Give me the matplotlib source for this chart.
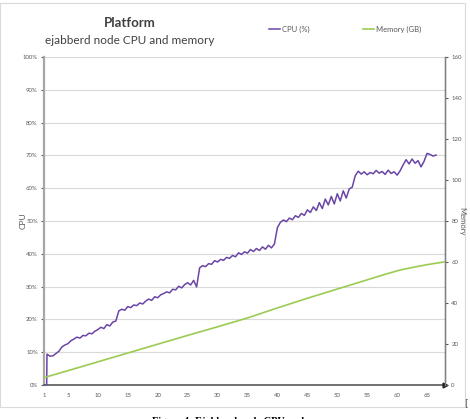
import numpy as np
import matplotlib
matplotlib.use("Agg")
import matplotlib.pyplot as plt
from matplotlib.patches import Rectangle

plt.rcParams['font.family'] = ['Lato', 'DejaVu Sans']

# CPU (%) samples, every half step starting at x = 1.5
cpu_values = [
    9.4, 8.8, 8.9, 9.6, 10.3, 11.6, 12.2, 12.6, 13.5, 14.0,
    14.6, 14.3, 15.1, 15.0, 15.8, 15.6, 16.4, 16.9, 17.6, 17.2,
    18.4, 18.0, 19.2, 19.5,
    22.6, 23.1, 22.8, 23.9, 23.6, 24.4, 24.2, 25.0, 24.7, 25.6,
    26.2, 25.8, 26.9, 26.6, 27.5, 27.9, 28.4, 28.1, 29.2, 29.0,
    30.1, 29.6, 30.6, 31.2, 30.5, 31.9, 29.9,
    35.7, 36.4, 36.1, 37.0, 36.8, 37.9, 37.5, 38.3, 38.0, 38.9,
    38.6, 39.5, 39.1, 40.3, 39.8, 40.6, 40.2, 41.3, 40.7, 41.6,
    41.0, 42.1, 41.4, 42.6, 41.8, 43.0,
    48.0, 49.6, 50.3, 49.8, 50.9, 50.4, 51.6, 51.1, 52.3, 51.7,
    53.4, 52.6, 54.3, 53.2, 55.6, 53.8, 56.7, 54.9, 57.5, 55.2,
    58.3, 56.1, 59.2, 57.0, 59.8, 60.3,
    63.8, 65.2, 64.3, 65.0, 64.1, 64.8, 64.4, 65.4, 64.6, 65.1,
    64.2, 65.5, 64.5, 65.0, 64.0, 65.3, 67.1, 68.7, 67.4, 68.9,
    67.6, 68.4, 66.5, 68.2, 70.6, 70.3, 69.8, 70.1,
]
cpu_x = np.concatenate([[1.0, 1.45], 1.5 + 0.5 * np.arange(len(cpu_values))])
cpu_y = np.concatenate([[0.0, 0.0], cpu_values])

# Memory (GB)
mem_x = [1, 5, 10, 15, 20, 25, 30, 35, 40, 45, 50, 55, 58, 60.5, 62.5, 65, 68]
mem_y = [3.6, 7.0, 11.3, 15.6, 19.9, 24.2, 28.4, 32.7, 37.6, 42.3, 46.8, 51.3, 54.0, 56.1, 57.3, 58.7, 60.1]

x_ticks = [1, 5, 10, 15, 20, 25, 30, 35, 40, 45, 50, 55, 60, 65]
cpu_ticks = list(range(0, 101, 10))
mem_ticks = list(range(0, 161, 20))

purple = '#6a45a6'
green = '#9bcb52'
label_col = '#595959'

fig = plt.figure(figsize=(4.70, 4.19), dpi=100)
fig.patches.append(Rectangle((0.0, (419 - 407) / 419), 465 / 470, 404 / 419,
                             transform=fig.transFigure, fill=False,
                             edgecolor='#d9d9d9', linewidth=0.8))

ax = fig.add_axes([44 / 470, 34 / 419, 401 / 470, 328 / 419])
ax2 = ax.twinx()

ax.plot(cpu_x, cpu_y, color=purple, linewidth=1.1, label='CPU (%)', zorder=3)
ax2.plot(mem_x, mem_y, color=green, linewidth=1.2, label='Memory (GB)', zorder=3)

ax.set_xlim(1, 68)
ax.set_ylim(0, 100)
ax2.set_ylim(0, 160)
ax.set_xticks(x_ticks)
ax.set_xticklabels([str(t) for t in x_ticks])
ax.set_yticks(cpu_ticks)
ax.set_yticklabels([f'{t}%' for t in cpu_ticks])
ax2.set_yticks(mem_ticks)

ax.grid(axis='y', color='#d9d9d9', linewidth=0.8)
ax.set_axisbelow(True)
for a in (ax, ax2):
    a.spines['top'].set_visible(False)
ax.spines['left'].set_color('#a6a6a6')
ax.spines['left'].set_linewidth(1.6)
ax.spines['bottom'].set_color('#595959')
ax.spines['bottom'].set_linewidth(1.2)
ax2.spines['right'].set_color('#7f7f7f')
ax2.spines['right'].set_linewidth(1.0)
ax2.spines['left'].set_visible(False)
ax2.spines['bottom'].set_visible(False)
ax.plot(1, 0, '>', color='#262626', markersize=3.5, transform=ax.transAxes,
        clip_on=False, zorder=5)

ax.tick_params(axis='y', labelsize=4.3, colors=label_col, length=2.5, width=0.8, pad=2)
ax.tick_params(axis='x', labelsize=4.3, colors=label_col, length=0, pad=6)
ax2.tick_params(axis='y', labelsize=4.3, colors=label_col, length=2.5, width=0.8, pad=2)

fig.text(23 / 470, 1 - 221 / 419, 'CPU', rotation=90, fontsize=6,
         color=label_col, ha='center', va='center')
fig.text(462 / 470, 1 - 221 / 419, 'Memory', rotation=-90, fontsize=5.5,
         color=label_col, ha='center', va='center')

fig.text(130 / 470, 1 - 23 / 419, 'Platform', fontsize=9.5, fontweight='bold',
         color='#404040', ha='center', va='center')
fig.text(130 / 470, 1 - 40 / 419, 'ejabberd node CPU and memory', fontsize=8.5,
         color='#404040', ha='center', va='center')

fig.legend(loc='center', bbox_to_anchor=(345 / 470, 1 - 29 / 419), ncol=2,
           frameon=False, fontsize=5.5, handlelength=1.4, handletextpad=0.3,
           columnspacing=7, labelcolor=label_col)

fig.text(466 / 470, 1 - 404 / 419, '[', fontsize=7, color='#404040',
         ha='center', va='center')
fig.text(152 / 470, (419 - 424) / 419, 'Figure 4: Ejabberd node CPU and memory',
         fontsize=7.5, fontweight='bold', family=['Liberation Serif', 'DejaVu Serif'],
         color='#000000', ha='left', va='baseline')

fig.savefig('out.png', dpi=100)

:::::

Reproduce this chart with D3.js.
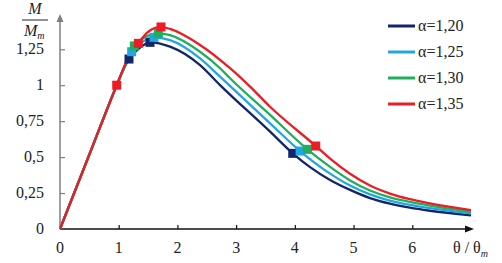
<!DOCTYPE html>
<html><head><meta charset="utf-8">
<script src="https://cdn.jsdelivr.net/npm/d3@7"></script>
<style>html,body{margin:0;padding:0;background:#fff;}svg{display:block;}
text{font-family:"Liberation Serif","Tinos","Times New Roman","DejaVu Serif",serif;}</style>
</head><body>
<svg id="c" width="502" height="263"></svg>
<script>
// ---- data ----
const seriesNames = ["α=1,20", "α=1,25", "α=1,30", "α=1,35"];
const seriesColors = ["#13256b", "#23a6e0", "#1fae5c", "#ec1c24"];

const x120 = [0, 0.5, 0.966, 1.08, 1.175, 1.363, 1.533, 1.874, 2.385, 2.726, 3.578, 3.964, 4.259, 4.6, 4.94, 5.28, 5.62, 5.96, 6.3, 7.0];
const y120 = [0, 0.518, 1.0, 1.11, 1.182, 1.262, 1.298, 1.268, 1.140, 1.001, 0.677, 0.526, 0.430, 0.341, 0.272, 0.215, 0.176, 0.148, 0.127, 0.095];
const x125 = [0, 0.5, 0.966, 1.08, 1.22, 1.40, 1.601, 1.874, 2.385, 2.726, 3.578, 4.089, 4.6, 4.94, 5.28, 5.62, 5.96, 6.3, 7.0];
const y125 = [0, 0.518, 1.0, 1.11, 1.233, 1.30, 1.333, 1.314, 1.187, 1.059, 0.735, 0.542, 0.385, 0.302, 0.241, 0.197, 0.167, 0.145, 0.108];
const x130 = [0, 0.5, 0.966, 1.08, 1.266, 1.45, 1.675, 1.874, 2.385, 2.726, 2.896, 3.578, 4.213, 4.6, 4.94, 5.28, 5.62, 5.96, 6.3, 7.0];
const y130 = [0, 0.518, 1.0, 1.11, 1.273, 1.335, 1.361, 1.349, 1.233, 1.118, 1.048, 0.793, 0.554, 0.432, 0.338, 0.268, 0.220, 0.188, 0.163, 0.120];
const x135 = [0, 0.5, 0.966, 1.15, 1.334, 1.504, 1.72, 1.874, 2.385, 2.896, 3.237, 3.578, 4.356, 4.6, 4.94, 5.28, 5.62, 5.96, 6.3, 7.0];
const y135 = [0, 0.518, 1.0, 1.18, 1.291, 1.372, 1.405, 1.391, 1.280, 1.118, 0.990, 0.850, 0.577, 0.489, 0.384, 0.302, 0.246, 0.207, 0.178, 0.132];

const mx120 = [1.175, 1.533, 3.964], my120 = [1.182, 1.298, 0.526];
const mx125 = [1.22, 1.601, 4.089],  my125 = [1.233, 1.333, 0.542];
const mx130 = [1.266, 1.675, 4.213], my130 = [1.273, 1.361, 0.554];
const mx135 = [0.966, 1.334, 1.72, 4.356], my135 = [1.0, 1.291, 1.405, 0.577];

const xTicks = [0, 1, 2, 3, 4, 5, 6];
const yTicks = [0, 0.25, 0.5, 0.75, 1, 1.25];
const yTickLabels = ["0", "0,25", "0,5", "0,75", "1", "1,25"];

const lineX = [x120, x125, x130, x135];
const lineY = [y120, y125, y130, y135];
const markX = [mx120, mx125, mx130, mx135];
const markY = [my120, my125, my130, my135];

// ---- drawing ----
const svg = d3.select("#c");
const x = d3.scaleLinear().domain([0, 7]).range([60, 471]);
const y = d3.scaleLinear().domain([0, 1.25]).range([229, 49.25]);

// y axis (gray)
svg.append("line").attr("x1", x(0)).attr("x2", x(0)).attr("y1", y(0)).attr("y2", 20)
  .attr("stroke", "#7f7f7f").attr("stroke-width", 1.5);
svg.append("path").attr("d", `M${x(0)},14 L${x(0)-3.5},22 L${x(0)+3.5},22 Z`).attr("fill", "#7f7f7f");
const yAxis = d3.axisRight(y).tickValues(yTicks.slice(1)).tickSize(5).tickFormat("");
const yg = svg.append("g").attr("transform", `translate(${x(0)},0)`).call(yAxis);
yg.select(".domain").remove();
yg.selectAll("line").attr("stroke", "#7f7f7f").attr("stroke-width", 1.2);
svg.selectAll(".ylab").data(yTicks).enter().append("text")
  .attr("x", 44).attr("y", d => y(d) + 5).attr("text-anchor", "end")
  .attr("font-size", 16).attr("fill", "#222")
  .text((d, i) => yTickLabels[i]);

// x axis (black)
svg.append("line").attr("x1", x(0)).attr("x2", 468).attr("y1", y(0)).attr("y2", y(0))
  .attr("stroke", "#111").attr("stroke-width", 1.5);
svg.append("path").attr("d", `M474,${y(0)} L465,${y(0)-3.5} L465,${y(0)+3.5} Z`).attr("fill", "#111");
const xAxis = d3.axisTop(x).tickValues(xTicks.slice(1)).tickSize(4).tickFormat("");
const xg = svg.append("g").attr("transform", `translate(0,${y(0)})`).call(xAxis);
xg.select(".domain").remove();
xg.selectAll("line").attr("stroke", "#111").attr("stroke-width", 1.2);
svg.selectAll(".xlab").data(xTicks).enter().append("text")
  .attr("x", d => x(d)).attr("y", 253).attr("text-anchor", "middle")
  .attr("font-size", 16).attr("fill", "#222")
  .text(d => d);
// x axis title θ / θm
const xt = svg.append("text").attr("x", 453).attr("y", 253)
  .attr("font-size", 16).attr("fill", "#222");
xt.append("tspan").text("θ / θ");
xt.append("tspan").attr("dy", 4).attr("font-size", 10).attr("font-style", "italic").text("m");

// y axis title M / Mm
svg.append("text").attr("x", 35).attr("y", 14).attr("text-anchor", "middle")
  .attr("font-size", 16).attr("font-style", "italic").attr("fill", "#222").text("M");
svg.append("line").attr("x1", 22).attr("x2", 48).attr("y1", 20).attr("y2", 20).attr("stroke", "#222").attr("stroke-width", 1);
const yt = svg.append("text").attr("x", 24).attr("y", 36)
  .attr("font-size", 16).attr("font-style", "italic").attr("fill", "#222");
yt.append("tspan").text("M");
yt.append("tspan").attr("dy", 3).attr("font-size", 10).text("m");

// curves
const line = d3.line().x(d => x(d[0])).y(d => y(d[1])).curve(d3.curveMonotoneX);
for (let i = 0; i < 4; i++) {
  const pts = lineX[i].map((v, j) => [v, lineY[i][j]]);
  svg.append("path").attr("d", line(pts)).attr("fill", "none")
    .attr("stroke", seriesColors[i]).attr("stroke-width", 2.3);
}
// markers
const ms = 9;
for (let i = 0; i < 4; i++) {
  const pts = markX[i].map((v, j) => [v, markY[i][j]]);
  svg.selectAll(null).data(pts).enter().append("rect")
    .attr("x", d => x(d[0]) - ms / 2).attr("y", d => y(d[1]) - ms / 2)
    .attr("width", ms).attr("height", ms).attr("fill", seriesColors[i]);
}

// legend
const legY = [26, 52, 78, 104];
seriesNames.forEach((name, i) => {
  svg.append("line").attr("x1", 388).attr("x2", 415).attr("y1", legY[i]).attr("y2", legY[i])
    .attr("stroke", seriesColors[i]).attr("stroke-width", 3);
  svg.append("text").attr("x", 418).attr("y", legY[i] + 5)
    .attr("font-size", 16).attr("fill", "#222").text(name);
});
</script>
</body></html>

:::::

From the records above, give again only the part that opens with the line containing "Give me the matplotlib source for this chart." and closes with the line containing "plt.rcParams['font.family'] = ['Lato', 'DejaVu". Keep both ends but drop the pictures.

Give me the matplotlib source for this chart.
import numpy as np
import matplotlib
matplotlib.use("Agg")
import matplotlib.pyplot as plt
from matplotlib.patches import Rectangle

plt.rcParams['font.family'] = ['Lato', 'DejaVu Sans']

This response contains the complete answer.